With the emergence of alternative routes and sources of supply, there is a growing availability of gas, including LNG for the region. According to the CEO of MVM CEEnergy, although LNG undoubtedly has legitimacy in the CEE region, it has to face significant competition with pipeline gas.
He mentions two major obstacles. Firstly, the decade-old traditional supply regime of the region has been in transformation with new infrastructure such as South Stream Lite, TAP, Nord Stream 2 entering into service. Secondly, it is necessary, but not sufficient to have a competitive LNG supply price.
“Even if you have a competitive new molecule approaching the region, due to the high tariffs, it is still difficult to make it competitive when crossing borders,” he says adding that despite the successful standardisation of the regulatory regimes by the EU in the previous decade, energy authorities still have to make efforts to establish a competitive tariff regime. “Competitiveness must be sought by both the respective energy bodies and the respective infrastructure operator,” underlines Mr Fritsch.
“The example above also shows that LNG has more local than regional effect here, and the destination of arriving LNG supply depends on multiple stakeholders in the whole supply chain.”
However, the future of gas cannot be separated from the bigger context of the ongoing energy transition and the European Union’s climate objectives which pose huge challenges for the natural gas industry.

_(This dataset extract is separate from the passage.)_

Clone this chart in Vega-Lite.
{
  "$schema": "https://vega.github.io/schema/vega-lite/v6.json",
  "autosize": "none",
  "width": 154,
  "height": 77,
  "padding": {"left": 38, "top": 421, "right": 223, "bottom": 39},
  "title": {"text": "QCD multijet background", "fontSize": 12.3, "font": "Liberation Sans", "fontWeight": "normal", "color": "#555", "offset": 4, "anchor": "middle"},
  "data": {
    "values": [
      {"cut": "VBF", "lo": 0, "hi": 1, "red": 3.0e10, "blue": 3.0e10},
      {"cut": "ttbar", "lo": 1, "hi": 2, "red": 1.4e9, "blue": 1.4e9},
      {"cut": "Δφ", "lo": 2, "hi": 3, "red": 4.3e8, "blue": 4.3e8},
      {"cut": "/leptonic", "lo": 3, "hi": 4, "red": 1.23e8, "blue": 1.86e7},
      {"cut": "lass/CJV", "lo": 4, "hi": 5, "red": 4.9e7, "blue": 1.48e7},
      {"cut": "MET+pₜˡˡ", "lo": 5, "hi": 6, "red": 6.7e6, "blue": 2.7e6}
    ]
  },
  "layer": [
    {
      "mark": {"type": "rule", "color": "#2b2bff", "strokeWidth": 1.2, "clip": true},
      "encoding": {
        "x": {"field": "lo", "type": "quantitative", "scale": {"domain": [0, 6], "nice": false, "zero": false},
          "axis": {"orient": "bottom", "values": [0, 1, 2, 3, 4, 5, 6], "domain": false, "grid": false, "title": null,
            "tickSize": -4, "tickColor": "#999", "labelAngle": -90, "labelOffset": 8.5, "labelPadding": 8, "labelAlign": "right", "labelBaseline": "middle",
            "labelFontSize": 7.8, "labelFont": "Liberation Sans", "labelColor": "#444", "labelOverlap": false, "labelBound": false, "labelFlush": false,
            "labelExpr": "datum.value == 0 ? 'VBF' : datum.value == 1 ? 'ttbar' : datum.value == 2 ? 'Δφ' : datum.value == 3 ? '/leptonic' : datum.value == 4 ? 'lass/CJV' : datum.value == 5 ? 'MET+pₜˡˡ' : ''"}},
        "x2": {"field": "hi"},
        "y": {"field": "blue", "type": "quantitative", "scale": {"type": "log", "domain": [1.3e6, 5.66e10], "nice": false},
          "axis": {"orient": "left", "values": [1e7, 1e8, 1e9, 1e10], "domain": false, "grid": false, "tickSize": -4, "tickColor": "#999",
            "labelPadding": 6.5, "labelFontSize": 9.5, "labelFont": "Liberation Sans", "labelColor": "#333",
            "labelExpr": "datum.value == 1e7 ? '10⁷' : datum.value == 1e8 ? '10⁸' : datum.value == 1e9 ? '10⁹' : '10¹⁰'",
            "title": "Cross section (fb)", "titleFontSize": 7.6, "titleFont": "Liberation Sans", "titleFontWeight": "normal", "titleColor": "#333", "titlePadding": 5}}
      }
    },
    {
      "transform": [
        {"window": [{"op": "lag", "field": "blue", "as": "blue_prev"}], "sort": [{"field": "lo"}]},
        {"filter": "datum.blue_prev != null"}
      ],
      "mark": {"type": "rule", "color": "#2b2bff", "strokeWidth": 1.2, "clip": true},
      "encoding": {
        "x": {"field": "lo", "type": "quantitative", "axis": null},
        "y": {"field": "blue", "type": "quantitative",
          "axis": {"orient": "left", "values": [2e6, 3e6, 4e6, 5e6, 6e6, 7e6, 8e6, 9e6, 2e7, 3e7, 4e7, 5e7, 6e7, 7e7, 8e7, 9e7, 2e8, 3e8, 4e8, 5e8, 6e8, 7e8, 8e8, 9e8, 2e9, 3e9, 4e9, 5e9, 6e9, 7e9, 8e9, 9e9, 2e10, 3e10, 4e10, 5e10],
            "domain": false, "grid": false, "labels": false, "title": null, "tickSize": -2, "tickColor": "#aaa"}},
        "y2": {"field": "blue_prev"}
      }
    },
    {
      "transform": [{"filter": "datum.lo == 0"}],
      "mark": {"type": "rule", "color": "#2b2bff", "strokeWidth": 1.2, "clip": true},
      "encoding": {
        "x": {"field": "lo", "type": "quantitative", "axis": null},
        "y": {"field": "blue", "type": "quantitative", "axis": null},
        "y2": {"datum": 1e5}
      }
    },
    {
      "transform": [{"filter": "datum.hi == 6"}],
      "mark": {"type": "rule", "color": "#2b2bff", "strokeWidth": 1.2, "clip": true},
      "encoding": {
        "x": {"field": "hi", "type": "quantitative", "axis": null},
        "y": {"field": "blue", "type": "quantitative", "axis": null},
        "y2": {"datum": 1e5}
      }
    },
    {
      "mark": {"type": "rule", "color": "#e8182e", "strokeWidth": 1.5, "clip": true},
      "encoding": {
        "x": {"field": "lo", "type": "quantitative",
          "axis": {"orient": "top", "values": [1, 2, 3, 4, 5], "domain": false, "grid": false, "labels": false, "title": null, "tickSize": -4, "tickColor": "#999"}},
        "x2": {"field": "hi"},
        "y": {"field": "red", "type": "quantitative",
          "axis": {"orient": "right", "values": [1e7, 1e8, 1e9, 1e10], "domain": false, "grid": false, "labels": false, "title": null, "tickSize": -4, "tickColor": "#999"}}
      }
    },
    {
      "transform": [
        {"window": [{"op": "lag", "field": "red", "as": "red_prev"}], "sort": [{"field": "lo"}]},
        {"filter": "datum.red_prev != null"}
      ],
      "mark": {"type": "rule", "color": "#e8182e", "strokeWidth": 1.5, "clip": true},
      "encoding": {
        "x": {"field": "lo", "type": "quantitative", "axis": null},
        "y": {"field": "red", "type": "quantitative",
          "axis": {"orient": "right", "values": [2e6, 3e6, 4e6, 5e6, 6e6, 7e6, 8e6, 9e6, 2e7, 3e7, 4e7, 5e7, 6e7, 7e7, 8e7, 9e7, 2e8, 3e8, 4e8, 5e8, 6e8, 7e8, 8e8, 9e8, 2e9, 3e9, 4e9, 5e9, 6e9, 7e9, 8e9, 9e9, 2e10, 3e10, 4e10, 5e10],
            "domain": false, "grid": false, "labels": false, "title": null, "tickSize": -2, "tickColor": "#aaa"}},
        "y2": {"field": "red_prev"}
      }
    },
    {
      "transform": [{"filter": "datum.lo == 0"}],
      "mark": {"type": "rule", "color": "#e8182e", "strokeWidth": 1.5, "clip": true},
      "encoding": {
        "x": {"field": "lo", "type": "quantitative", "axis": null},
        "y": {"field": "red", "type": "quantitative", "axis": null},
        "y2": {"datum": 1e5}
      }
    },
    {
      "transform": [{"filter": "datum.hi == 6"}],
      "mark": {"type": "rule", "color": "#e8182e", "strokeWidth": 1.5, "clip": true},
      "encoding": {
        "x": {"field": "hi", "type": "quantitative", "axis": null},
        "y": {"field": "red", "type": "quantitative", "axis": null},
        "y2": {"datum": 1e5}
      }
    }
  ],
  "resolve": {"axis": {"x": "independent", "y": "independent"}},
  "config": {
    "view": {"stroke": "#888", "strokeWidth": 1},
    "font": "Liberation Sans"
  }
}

Many countries in the region see gas as a bridging fuel, but tightening emission reduction targets along with the withdrawal of EU funding for gas investments questions the profitability of new infrastructure in the region.
Asked about the future of gas, Mr Fritsch agrees that energy transition is indeed the new driving force behind energy, adding that project financing and investment into renewables and energy efficiency are the key targets.
He notes that the drying up of EU and even institutional funding for new natural gas projects in the region was already expected years ago, hence the past decade of the natural gas industry in the region was largely about the initiation and implementation of a plethora of interconnectors, strategic gas supply and route diversification projects. Those that proved feasible have been implemented and come online or will come online no later than the first half of this decade.
“In my opinion, the concentration of funding to green transition does not run directly against natural gas consumption in the region either,” he says underlining that the spread of renewables does not mean that there is no need for natural gas, quite the contrary.
“Natural gas has a key role in the transition to a climate conscious, greener energy industry since in the foreseeable future it cannot be ignored as a source for balancing the fluctuations of solar and wind power production.”
As Mr Fritsch explains, the spread of renewables raises the need for a flexible, secure source of supply that – given the foreseeable economic and technological environment – is natural gas. He also reminds, that there is no one solution that fits all and green transition does not imply the same thing in all parts of Europe.
“While in Northwest Europe, there is sufficient capital, purchase power and consciousness for allowing more cutting edge, costly and disruptive solutions, in the less capitalised, price-sensitive CEE-SEE region, green transition means a slower transition, the declaration of earlier non-existent deadlines for phasing out coal in power and heat generation and switching largely to natural gas, which by the way comes through the newly built infrastructure,” he says.
Now the world holds its breath waiting for the results of gas infrastructure R&D on new gases. Mr Fritsch says Hungary can tap into these new opportunities and seize a leading role in the region.
“All in all, natural gas will not leave the energy mix but stay with us for a long time because it is the key to a greener and secure energy supply mix,” he concludes.